• _Task brief_:
Skip all pictures. Write out the data below from its first line through the line that contains "plt.rcParams['mathtext.default'] = 'bf'".

• _Information provided_:
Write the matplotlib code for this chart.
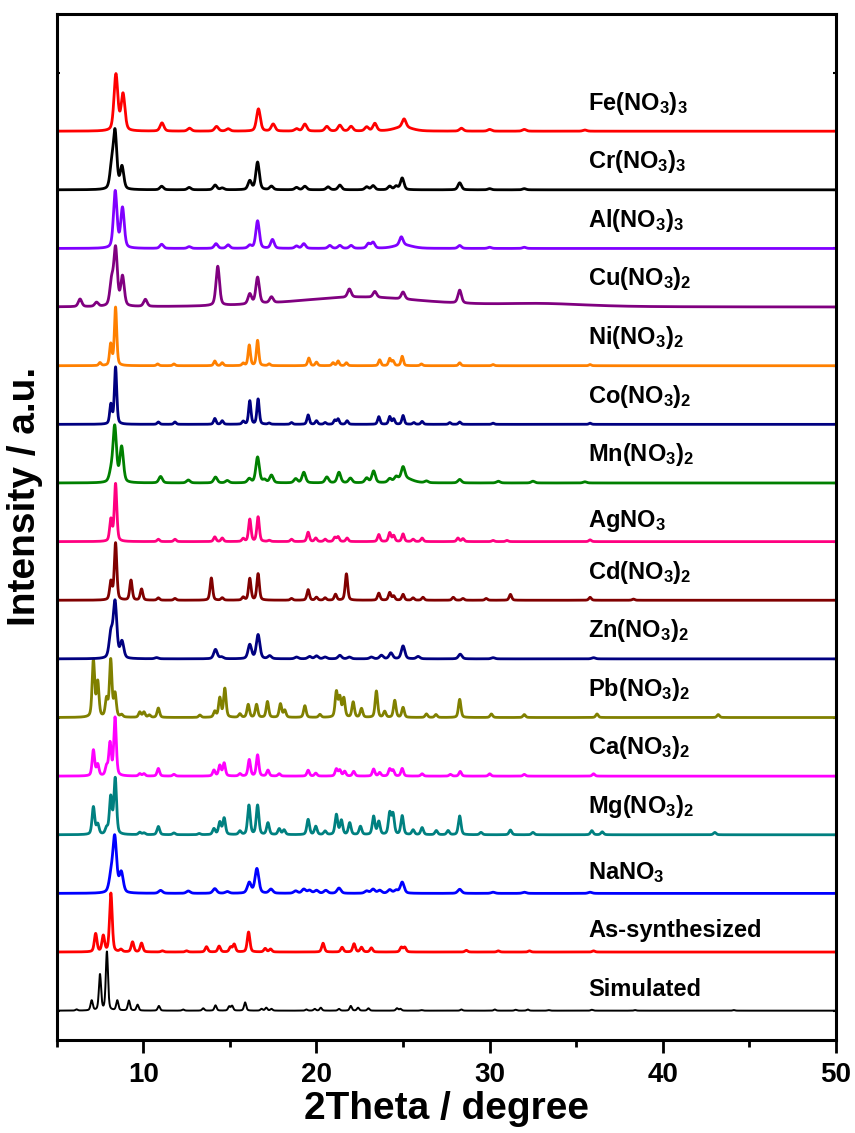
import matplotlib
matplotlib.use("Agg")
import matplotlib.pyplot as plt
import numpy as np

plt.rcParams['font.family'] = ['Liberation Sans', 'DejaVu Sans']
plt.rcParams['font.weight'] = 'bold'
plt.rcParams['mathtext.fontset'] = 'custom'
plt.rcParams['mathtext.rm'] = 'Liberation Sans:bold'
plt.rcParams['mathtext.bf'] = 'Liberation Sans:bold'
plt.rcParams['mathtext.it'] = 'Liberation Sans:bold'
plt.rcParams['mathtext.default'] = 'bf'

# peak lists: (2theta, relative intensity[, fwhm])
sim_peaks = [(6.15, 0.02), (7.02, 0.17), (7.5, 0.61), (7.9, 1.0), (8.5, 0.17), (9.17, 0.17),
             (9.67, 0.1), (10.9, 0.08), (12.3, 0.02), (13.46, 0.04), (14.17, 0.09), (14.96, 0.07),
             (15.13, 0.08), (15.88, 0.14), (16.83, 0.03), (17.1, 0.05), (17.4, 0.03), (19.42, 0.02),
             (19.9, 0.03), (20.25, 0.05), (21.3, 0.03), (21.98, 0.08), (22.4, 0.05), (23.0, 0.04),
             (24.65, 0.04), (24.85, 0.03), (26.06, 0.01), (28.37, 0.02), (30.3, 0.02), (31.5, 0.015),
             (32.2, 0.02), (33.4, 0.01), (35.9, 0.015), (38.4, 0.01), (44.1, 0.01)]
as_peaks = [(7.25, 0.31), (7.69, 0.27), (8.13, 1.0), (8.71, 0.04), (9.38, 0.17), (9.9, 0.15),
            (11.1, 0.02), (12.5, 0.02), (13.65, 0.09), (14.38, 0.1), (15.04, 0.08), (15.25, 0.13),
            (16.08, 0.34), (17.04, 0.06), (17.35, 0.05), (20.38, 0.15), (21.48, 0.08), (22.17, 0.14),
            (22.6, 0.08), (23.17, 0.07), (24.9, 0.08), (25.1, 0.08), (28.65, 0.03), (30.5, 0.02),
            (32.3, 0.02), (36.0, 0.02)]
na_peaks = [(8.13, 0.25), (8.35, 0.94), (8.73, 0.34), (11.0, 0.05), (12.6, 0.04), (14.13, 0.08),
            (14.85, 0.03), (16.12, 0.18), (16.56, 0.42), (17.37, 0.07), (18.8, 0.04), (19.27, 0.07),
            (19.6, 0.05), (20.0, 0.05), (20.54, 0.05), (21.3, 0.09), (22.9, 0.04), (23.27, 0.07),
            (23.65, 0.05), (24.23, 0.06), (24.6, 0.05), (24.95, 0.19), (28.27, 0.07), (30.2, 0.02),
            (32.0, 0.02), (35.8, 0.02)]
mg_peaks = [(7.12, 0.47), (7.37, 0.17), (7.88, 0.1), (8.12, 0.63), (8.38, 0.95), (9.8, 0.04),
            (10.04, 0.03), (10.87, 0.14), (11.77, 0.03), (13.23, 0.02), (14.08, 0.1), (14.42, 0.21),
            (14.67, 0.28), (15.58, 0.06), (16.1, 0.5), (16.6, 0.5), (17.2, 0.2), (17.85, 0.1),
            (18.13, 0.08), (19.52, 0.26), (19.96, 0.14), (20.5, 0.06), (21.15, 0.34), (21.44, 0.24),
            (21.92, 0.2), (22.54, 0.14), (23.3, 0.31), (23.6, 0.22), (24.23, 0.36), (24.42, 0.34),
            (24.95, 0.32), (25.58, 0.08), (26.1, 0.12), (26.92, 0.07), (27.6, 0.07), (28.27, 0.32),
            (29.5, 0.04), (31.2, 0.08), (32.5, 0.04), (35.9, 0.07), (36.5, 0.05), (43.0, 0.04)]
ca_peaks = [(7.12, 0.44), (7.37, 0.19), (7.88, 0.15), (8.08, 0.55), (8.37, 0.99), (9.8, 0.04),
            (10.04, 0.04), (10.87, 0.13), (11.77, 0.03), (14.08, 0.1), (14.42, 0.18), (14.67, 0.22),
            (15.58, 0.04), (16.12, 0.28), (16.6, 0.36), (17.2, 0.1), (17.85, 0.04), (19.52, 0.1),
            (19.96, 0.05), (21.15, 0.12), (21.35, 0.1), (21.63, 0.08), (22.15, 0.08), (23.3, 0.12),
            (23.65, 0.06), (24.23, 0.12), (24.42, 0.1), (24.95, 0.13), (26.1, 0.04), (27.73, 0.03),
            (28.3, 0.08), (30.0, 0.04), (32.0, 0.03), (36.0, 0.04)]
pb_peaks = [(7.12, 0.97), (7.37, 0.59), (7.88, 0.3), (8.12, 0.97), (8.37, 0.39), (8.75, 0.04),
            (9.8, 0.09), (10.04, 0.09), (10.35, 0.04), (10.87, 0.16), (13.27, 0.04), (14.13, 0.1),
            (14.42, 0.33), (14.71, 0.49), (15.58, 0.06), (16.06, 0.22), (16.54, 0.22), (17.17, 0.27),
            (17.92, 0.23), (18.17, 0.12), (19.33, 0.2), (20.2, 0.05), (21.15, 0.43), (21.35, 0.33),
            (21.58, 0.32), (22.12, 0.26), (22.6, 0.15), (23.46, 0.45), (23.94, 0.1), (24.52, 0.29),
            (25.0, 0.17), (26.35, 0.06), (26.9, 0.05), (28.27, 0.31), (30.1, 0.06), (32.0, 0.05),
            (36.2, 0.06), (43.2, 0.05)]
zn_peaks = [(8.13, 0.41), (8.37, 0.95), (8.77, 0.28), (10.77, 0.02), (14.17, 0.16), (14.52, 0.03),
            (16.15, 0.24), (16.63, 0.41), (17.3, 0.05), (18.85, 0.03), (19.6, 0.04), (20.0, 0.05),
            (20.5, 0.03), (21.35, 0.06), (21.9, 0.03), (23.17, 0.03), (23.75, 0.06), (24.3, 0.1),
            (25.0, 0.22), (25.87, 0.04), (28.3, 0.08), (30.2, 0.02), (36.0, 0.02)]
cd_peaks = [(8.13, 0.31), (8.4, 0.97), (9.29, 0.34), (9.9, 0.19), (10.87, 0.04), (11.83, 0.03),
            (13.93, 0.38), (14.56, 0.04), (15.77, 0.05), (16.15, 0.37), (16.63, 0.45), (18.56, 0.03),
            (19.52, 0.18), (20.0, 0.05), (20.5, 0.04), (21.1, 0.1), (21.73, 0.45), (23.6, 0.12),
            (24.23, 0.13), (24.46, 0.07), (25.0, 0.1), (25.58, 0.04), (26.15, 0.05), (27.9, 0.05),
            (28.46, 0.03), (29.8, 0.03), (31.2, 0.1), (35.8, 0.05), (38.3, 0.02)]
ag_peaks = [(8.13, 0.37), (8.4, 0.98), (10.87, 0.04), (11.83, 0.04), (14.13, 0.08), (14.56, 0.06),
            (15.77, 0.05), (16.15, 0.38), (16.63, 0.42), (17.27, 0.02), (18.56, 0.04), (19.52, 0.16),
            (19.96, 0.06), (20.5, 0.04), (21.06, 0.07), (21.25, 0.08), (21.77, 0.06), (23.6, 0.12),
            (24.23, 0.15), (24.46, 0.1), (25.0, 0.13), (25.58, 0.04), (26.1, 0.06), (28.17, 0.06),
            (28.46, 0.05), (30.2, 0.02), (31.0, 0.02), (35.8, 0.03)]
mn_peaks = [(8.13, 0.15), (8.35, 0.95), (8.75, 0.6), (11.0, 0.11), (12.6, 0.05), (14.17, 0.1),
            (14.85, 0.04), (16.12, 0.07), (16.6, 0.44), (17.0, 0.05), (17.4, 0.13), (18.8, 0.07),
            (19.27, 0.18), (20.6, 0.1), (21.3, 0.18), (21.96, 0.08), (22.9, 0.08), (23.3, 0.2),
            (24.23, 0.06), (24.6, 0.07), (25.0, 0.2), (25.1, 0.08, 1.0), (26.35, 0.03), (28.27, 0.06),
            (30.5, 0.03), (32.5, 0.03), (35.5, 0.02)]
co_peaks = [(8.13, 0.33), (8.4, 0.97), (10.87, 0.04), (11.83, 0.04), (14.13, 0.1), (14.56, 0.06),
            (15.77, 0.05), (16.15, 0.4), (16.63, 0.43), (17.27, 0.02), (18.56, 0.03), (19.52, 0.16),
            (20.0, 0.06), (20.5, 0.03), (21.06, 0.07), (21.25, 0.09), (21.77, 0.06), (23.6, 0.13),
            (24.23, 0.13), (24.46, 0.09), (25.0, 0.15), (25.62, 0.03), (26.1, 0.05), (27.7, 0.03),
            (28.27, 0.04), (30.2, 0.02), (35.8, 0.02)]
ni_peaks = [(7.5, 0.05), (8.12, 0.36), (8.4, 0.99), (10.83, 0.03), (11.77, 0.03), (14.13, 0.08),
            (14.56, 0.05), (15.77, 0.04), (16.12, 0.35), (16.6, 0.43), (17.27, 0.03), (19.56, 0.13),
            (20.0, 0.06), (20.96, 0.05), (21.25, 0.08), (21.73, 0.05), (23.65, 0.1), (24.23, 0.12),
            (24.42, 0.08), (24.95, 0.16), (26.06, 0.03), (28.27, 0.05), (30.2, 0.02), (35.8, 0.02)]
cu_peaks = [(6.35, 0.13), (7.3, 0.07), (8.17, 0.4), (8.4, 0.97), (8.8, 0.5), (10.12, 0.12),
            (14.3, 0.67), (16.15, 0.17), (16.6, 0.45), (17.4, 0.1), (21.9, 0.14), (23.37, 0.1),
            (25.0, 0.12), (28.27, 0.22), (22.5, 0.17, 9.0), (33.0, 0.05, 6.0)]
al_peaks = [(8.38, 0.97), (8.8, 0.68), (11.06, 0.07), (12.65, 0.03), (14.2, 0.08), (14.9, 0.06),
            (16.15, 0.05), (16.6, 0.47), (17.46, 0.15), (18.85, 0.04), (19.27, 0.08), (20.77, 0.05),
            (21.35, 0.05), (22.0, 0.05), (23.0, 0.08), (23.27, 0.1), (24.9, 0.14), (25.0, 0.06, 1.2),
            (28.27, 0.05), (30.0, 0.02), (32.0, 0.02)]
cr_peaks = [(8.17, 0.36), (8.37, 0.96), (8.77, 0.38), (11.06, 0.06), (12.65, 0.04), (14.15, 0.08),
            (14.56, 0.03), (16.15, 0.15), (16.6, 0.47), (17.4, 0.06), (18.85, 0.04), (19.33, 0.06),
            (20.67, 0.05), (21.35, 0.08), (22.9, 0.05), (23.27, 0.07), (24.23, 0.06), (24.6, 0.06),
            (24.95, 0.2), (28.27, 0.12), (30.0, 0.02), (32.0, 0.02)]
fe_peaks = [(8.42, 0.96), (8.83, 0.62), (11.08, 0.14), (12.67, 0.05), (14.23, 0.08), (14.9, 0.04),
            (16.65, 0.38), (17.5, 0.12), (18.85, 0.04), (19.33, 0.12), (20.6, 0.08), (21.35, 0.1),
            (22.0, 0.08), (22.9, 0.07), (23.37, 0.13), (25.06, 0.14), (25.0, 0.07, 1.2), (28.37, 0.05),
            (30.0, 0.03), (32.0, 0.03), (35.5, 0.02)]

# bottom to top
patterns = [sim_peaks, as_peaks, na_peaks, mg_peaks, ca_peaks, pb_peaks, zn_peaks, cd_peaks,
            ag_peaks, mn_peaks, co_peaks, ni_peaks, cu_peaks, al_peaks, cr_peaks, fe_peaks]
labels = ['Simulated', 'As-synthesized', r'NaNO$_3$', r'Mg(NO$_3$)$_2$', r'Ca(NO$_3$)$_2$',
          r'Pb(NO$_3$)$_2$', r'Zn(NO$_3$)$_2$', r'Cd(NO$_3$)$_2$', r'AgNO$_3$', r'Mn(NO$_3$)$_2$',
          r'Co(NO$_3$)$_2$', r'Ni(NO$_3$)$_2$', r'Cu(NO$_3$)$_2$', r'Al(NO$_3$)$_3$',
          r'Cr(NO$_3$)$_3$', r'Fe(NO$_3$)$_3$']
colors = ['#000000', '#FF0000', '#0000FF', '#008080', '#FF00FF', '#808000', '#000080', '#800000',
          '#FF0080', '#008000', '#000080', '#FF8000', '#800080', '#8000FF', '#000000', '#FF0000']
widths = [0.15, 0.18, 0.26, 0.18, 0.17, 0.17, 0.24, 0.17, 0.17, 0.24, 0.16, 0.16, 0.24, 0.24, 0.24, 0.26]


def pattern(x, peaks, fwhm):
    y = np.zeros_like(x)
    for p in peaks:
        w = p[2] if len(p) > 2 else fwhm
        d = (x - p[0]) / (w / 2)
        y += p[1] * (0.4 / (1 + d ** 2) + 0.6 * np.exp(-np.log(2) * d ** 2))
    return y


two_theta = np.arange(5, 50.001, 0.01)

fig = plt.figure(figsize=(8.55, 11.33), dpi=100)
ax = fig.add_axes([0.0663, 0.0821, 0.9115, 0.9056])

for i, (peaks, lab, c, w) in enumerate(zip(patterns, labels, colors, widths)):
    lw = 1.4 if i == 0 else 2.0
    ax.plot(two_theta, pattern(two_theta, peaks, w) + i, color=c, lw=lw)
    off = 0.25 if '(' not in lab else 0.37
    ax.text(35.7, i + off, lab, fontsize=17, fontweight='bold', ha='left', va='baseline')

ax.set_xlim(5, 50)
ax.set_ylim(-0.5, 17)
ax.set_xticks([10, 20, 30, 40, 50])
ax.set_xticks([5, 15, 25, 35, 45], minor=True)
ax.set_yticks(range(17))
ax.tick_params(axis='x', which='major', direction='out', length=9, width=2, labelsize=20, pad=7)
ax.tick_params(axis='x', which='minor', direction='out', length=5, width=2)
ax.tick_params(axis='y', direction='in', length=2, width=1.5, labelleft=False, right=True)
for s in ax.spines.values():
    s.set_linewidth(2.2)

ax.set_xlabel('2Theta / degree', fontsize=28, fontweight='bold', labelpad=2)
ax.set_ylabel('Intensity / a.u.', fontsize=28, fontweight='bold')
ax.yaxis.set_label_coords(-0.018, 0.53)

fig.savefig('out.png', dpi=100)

• _Solution to this problem_:
Write the matplotlib code for this chart.
import matplotlib
matplotlib.use("Agg")
import matplotlib.pyplot as plt
import numpy as np

plt.rcParams['font.family'] = ['Liberation Sans', 'DejaVu Sans']
plt.rcParams['font.weight'] = 'bold'
plt.rcParams['mathtext.fontset'] = 'custom'
plt.rcParams['mathtext.rm'] = 'Liberation Sans:bold'
plt.rcParams['mathtext.bf'] = 'Liberation Sans:bold'
plt.rcParams['mathtext.it'] = 'Liberation Sans:bold'
plt.rcParams['mathtext.default'] = 'bf'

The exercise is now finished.